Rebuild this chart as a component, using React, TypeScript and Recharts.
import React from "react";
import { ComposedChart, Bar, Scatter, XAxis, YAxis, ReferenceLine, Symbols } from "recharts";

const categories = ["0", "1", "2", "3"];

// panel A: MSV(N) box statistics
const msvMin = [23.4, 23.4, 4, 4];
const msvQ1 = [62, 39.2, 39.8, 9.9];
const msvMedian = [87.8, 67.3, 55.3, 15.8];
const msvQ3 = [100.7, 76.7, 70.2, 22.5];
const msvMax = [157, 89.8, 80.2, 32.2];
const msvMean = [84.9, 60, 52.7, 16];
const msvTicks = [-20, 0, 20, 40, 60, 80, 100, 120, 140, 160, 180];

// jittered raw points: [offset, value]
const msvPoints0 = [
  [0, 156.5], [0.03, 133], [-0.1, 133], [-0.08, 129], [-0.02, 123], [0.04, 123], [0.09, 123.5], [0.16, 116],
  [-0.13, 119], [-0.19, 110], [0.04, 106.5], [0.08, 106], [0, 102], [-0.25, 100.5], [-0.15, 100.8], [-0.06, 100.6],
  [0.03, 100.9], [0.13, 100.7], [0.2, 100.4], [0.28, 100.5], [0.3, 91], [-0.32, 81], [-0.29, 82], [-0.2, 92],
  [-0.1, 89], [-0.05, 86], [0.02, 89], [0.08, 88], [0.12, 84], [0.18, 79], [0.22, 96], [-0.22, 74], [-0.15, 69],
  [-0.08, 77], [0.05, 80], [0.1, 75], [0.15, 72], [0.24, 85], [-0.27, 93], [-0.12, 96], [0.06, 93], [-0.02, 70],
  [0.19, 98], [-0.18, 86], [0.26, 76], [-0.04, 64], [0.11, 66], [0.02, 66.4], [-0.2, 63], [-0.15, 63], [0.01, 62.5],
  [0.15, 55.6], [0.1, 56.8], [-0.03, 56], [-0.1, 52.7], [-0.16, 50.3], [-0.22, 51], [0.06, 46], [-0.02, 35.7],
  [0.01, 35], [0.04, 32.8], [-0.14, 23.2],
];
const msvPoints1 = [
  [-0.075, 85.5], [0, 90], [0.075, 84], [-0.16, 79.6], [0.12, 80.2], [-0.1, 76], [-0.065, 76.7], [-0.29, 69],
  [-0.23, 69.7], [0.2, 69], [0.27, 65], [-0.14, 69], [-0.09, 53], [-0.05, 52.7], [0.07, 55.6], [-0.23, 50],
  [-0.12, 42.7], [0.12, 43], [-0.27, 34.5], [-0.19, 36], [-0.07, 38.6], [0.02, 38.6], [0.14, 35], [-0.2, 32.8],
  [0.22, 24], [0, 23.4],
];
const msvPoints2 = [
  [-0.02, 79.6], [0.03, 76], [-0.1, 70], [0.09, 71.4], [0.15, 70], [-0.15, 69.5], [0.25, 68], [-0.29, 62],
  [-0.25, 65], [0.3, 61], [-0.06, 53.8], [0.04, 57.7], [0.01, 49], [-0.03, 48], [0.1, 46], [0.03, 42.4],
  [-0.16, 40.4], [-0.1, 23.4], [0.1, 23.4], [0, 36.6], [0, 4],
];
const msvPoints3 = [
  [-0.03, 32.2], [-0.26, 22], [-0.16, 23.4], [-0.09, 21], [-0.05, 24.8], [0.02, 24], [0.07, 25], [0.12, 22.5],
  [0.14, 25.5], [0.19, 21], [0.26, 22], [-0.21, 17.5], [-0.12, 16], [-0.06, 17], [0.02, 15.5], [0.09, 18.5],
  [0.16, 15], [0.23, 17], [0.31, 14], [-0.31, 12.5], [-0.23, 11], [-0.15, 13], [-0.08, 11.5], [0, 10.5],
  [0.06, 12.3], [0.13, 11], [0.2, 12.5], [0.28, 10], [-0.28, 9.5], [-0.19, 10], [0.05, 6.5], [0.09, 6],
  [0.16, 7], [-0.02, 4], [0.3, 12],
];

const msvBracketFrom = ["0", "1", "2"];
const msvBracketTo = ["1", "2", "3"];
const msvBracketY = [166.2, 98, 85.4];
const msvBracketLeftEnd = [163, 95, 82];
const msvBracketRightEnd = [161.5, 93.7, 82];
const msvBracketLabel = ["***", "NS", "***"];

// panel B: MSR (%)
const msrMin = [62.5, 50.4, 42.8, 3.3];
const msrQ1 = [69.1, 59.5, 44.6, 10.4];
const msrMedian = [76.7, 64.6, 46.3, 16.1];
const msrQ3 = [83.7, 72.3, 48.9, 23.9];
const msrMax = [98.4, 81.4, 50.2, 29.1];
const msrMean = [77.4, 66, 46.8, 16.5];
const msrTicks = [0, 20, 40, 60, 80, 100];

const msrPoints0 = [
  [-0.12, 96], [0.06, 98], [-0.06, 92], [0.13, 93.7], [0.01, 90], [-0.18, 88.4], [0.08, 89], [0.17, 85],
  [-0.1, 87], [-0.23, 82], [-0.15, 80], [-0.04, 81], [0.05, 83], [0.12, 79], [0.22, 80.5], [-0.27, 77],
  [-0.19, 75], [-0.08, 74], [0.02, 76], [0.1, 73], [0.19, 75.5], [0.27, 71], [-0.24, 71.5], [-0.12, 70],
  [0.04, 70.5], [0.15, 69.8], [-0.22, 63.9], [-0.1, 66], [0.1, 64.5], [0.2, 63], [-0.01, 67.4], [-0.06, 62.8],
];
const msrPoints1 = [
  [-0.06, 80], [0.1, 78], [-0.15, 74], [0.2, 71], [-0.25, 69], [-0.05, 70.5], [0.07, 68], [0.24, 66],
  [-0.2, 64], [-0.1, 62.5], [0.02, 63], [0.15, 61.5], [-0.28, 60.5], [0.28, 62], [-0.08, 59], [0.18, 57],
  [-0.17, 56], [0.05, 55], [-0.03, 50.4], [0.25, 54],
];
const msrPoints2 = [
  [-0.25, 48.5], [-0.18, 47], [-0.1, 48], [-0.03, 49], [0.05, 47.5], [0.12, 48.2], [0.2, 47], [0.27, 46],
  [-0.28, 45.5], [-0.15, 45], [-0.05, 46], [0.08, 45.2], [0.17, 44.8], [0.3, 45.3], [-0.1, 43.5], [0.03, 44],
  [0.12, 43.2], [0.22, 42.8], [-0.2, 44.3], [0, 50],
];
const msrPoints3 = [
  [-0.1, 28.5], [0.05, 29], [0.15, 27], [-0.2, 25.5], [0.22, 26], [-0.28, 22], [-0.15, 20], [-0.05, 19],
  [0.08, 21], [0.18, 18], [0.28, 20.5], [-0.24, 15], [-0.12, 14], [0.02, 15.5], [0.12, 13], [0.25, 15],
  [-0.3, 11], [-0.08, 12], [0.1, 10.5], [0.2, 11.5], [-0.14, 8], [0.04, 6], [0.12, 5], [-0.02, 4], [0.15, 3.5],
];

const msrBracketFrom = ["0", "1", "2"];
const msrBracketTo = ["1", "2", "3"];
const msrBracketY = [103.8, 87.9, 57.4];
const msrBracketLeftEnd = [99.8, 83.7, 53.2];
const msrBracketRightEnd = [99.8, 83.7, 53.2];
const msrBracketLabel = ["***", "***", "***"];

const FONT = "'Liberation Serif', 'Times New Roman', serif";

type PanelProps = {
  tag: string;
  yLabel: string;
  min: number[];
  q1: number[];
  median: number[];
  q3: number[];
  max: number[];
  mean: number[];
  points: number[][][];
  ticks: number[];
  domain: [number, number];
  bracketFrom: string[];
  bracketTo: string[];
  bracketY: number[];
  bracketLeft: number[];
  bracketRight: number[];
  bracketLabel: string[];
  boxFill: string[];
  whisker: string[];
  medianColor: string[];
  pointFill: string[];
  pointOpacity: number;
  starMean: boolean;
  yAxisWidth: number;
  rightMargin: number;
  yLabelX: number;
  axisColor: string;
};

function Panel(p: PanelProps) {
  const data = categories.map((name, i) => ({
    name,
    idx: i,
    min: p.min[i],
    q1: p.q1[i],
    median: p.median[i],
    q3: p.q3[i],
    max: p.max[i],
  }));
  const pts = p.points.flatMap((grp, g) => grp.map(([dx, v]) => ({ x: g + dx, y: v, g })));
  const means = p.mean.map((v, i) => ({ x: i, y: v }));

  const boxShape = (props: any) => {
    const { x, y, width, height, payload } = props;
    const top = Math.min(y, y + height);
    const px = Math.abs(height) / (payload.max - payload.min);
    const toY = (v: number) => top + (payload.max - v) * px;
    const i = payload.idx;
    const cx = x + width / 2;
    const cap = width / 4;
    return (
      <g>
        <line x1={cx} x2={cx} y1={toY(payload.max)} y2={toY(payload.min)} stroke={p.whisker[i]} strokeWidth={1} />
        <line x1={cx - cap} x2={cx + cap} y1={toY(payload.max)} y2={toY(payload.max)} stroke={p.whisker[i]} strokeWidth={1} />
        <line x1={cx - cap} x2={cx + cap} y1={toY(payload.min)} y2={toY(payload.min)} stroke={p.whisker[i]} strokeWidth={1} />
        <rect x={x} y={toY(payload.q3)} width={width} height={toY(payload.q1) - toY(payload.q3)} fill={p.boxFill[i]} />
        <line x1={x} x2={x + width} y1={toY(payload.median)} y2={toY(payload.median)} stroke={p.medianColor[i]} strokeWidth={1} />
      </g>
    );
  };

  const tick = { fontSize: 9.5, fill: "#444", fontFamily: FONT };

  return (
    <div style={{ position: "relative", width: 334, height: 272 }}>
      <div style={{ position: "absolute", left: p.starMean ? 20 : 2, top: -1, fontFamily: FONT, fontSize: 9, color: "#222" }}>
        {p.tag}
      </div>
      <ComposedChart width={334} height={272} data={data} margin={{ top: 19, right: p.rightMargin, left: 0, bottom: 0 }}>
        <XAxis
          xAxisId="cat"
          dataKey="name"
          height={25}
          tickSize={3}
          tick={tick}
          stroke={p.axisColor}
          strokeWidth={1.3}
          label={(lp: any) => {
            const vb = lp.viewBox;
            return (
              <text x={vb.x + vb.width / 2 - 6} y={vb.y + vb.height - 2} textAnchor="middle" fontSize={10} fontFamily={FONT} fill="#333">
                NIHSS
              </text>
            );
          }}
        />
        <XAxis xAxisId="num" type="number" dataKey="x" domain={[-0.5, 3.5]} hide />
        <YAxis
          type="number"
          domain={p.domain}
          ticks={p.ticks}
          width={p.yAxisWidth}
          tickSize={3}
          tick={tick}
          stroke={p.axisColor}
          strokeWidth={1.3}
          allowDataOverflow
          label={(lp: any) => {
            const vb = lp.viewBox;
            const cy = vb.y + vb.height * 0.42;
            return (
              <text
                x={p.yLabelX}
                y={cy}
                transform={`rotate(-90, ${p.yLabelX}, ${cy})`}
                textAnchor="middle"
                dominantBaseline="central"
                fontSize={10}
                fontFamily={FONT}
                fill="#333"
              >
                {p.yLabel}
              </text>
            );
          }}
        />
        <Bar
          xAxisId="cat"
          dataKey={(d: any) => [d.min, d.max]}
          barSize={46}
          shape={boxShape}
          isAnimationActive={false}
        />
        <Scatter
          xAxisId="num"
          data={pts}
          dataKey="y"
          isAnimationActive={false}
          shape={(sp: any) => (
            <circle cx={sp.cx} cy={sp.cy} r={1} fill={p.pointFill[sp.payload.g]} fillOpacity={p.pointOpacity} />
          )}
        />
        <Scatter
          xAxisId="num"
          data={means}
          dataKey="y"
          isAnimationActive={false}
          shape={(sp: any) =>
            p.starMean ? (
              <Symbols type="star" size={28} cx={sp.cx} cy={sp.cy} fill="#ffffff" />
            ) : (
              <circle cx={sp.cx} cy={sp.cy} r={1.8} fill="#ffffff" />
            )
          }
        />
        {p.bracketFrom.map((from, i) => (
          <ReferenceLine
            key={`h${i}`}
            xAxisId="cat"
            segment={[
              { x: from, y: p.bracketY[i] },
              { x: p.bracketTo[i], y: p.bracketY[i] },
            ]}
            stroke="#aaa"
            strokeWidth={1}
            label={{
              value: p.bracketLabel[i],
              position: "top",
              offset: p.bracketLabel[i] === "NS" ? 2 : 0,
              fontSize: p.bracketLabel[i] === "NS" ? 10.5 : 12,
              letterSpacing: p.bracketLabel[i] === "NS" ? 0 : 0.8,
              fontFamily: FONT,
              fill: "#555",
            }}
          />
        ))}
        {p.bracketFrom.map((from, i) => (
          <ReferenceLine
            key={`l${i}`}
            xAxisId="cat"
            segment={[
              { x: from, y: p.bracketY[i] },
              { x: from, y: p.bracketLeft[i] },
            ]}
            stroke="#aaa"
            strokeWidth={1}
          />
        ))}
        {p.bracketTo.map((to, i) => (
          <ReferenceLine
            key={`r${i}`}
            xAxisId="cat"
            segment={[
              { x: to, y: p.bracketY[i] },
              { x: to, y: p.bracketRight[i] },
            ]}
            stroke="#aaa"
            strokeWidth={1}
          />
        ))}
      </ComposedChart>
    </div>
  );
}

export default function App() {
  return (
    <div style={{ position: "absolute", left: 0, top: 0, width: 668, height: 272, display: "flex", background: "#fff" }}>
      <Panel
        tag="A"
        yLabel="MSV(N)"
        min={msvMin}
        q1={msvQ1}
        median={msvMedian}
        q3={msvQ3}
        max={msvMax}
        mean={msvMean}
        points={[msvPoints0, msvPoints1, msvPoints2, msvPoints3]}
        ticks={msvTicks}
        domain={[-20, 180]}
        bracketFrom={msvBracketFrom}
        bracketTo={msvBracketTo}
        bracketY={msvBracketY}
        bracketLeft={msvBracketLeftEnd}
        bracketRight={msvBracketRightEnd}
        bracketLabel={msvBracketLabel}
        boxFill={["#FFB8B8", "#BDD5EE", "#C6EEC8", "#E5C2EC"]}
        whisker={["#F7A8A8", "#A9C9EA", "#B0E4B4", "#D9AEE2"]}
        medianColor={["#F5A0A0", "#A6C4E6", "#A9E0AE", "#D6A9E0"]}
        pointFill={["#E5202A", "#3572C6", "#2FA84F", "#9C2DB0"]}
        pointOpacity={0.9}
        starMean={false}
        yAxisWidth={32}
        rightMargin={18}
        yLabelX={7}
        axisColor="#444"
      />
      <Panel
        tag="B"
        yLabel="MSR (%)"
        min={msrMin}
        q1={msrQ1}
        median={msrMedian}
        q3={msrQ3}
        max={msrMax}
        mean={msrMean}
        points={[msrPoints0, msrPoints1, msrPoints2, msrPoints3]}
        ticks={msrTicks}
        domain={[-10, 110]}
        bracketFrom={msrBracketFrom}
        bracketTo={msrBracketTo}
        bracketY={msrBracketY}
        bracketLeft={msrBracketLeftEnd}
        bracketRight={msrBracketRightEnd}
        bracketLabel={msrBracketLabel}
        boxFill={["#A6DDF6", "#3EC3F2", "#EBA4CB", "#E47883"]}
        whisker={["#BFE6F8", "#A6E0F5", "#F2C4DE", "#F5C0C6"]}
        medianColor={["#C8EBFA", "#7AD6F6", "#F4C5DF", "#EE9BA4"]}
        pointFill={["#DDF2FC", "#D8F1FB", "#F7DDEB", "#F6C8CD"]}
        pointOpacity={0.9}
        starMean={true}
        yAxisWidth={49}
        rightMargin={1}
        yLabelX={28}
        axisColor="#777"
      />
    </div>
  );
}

Written instruction
Quote verbatim the opening lines of the listing above, ending with the line where "140, 160, 180];" appears; include both endpoints and nothing more.

The reply
Rebuild this chart as a component, using React, TypeScript and Recharts.
import React from "react";
import { ComposedChart, Bar, Scatter, XAxis, YAxis, ReferenceLine, Symbols } from "recharts";

const categories = ["0", "1", "2", "3"];

// panel A: MSV(N) box statistics
const msvMin = [23.4, 23.4, 4, 4];
const msvQ1 = [62, 39.2, 39.8, 9.9];
const msvMedian = [87.8, 67.3, 55.3, 15.8];
const msvQ3 = [100.7, 76.7, 70.2, 22.5];
const msvMax = [157, 89.8, 80.2, 32.2];
const msvMean = [84.9, 60, 52.7, 16];
const msvTicks = [-20, 0, 20, 40, 60, 80, 100, 120, 140, 160, 180];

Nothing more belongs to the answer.